If you are considering genetic testing, it may be helpful to think about your responses to several questions, including:

  • How important is the reassurance of a negative or normal screening test?
  • If the results of a screening test are positive or worrisome, will you choose a more invasive diagnostic test that carries a risk to the pregnancy?
  • Would a firm diagnosis affect how you handle the pregnancy or prepare for the baby?
  • If you opt out of further testing, how will you handle the uncertainty about your baby’s health?

Types of Genetic Tests

Some prenatal tests, called screenings, only reveal the possibility of a problem. Other tests are diagnostic, meaning that they can determine—to a certain degree—whether your baby has a specific problem or condition. Common genetic tests include:

Chromosomal Screening

  • First Trimester Screening. A maternal blood test and ultrasound is done to screen for Down syndrome, Trisomy 18 and Trisomy 13.
  • Non-Invasive Prenatal Testing (NIPT). The amount of cell-free DNA in your blood is measured to see if your baby may have Down syndrome and other chromosomal conditions.
  • Quad Screen. The levels of four hormones in your blood are checked in the second trimester to see if your baby is at risk for Down syndrome, Trisomy 18, and open neural tube defects.

Genetic carrier screenings

  • High-risk ethnic group screening. Genetic carrier screening may be given to parents if they are part of an ethnic group that is at a high risk of developing certain genetic conditions.
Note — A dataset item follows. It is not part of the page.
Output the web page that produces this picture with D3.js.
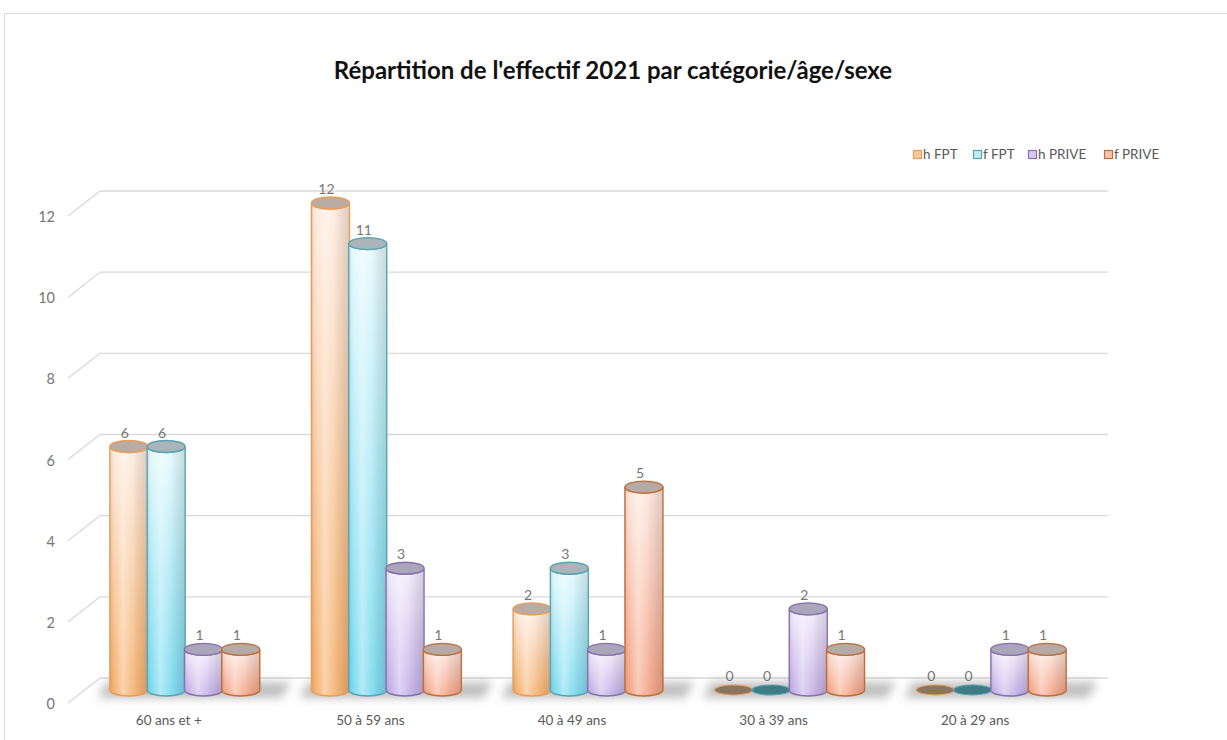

Screenings determine if one or both parents is a carrier of a genetic disease, such as sickle cell anemia or Tay Sachs disease.
  • General population screening. These tests help determine if one or both parents is a carrier of any genetic diseases common in the general population, such as Fragile X syndrome or cystic fibrosis.
  • Family history screening. If you or your partner have a family history of a genetic condition, our specialists can conduct screenings to determine if one or both parents is a carrier.

Diagnostic Testing

  • Chorionic villus sampling (CVS). Some cells from your placenta are removed at the point where it attaches to your uterine wall to diagnose chromosomal abnormalities and other inherited disorders.
  • Amniocentesis. A small quantity of fluid is removed from the amniotic sac surrounding your baby to diagnose certain birth defects, genetic conditions or infections.
  • Percutaneous umbilical blood sampling. A small sample of your baby’s blood is drawn from the umbilical cord to detect certain blood conditions or infections.

Other Screenings

  • Alpha-fetoprotein (AFP). The level of AFP in your blood is checked to see if your baby has spina bifida or anencephaly.